How much can be claimed with the startup costs deduction?

The amount that can be claimed with the startup costs deduction is limited to $5,000 in the first year of business. If your total startup costs exceed $50,000, the deduction will be reduced by the excess amount. Any remaining expenses not deducted in the first year can be amortized and claimed over a period of 180 months.

Can an LLC deduct startup costs?

Yes, an LLC can deduct startup costs on its tax return. However, the deduction is subject to certain limitations and eligibility requirements. The IRS considers startup costs as capital expenses that are necessary to get the business up and running.

It’s important to consult with a tax professional to ensure you are accurately reporting all eligible expenses and taking advantage of all available deductions.

Can a sole proprietor deduct startup costs?

Yes, a sole proprietor can deduct startup costs on their tax return, subject to certain limits and requirements. The startup costs must be ordinary and necessary expenses incurred in the course of starting the business and cannot exceed $5,000 in the first year, with any remaining costs spread out over 15 years.

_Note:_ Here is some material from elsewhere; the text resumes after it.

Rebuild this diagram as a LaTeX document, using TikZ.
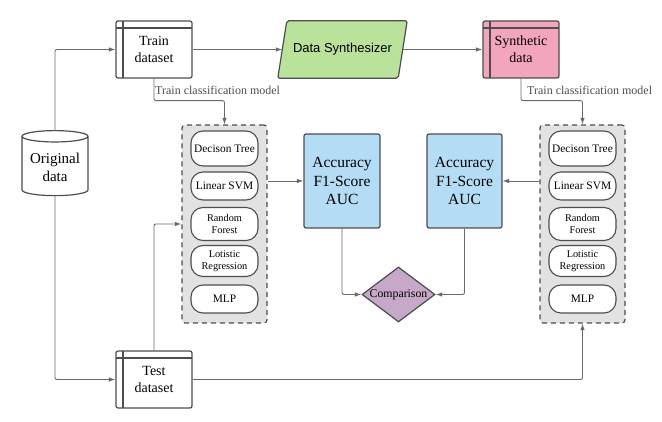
\documentclass[tikz,border=0pt]{standalone}
\usepackage{fontspec}
\setmainfont{Liberation Serif}
\newfontfamily\synthfont{Liberation Sans}
\usepackage{tikz}
\usetikzlibrary{arrows.meta}
\usetikzlibrary{shapes.geometric}
\usetikzlibrary{backgrounds}
\usetikzlibrary{positioning}
\usetikzlibrary{calc}
\definecolor{linecol}{RGB}{77,77,77}
\definecolor{wirecol}{RGB}{105,105,105}
\definecolor{synthgreen}{RGB}{187,226,155}
\definecolor{synthpink}{RGB}{242,165,187}
\definecolor{metricblue}{RGB}{180,220,245}
\definecolor{cmppurple}{RGB}{198,168,200}
\definecolor{groupgray}{RGB}{226,226,226}
\tikzset{>={Latex[length=6.5pt,width=4.5pt]}, semithick,
  datastore/.style={draw=linecol, line width=1.2pt, rounded corners=2pt, fill=#1,
    minimum width=76pt, minimum height=57pt, align=center, font=\fontsize{14}{17}\selectfont,
    path picture={
      \draw[linecol, line width=1.2pt] ([xshift=7pt]path picture bounding box.north west) -- ([xshift=7pt]path picture bounding box.south west);
      \draw[linecol, line width=1.2pt] ([yshift=-7pt]path picture bounding box.north west) -- ([yshift=-7pt]path picture bounding box.north east);}},
  datastore/.default=white,
  modelgroup/.style={draw=linecol, line width=1.2pt, dash pattern=on 5pt off 4pt, fill=groupgray, rounded corners=3pt,
    minimum width=85pt, minimum height=198pt},
  modelpill/.style={draw=linecol, line width=1.1pt, fill=white, rounded corners=12pt,
    minimum width=67pt, inner sep=1pt, align=center},
  metricbox/.style={draw=linecol, line width=1.2pt, fill=metricblue, rounded corners=2pt,
    minimum width=76pt, minimum height=94pt, align=center, font=\fontsize{15.5}{18.5}\selectfont},
  wire/.style={draw=wirecol, line width=0.9pt, rounded corners=2pt},
  wirelabel/.style={font=\fontsize{12}{14}\selectfont, text=linecol, inner sep=0pt}}
\begin{document}
\begin{tikzpicture}[x=1pt,y=-1pt]
\useasboundingbox (0,0) rectangle (662,422);
%% data sources
\node (orig) at (55,167.5) [draw=linecol, line width=1.2pt, cylinder, shape border rotate=90, aspect=0.2,
  minimum width=66pt, minimum height=65pt, align=center, font=\fontsize{15}{18}\selectfont] {Original\\data};
\node (train) at (154,49.5) [datastore] {Train\\dataset};
\node (test) at (154,379.5) [datastore] {Test\\dataset};
\node (synth) at (342.5,49.5) [minimum width=120pt, minimum height=57pt, inner sep=0pt,
  font=\synthfont\fontsize{13}{15}\selectfont] {Data Synthesizer};
\begin{scope}[on background layer]
\filldraw [draw=linecol, line width=1.2pt, fill=synthgreen, rounded corners=2pt]
  ($(synth.south west)+(-4.5,0)$) -- ($(synth.north west)+(4.5,0)$) -- ($(synth.north east)+(4.5,0)$)
  -- ($(synth.south east)+(-4.5,0)$) -- cycle;
\end{scope}
\node (synthd) at (521,49.5) [datastore=synthpink] {Synthetic\\data};
%% classifier groups
\node (grpL) at (224.5,224) [modelgroup] {};
\node (grpR) at (582.5,224) [modelgroup] {};
\foreach \side/\cx in {L/224.5, R/582.5} {
  \node (dt\side) at (\cx,148.5) [modelpill, minimum height=35pt, font=\fontsize{11.4}{13}\selectfont] {Decison Tree};
  \node (svm\side) at (\cx,186) [modelpill, minimum height=28pt, font=\fontsize{11.4}{13}\selectfont] {Linear SVM};
  \node (rf\side) at (\cx,224) [modelpill, minimum height=33pt, font=\fontsize{10.3}{12}\selectfont] {Random\\Forest};
  \node (lr\side) at (\cx,261) [modelpill, minimum height=31pt, font=\fontsize{10.3}{12}\selectfont] {Lotistic\\Regression};
  \node (mlp\side) at (\cx,299) [modelpill, minimum height=28pt, font=\fontsize{11.4}{13}\selectfont] {MLP};
}
%% metrics
\node (metL) at (342,181) [metricbox] {Accuracy\\F1-Score\\AUC};
\node (metR) at (464.5,181) [metricbox, minimum width=75pt] {Accuracy\\F1-Score\\AUC};
\node (cmp) at (398.5,294.5) [draw=linecol, line width=1.2pt, fill=cmppurple, diamond, aspect=1.33, inner sep=0pt,
  minimum width=73pt, minimum height=55pt, font=\fontsize{11.8}{13}\selectfont] {Comparison};
%% connectors
\draw [wire,->] (orig.north) |- (train.west);
\draw [wire,->] (orig.south) |- (test.west);
\draw [wire,->] (train.east) -- (synth.west);
\draw [wire,->] (synth.east) -- (synthd.west);
\draw [wire,->] (train.south) -- ++(0,22) -| (grpL.north);
\node (lblL) at (155,90) [wirelabel, anchor=west] {Train classification model};
\draw [wire,->] (synthd.south) -- ++(0,22) -| (grpR.north);
\node (lblR) at (527,90) [wirelabel, anchor=west] {Train classification model};
\draw [wire,->] (test.north) |- (grpL.west);
\draw [wire,->] (test.east) -| (grpR.south);
\draw [wire,->] (grpL.east |- metL.west) -- (metL.west);
\draw [wire,->] (grpR.west |- metR.east) -- (metR.east);
\draw [wire,->] (metL.south) |- (cmp.west);
\draw [wire,->] (metR.south) |- (cmp.east);
%
\end{tikzpicture}
\end{document}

Can an independent contractor deduct startup costs?

Yes, independent contractors may be able to deduct startup costs associated with their business, such as equipment purchases and marketing expenses, on their tax returns. Just like for LLCs and sole proprietors, the deduction is limited to $5,000 in the first year of business and any remaining costs can be spread out.

Can you deduct startup costs with no income?

If a business owner has no income during the year in which they incur startup costs, they may still be able to deduct these costs on their tax return. The deduction may be limited in the first year and carried forward to future years.

Can you depreciate startup costs?

Some startup costs, such as equipment purchases or property improvements, may be depreciated over time on a business owner’s tax return. As mentioned previously, the ability to depreciate startup costs on a business owner’s tax return may be limited by certain eligibility requirements established by the IRS.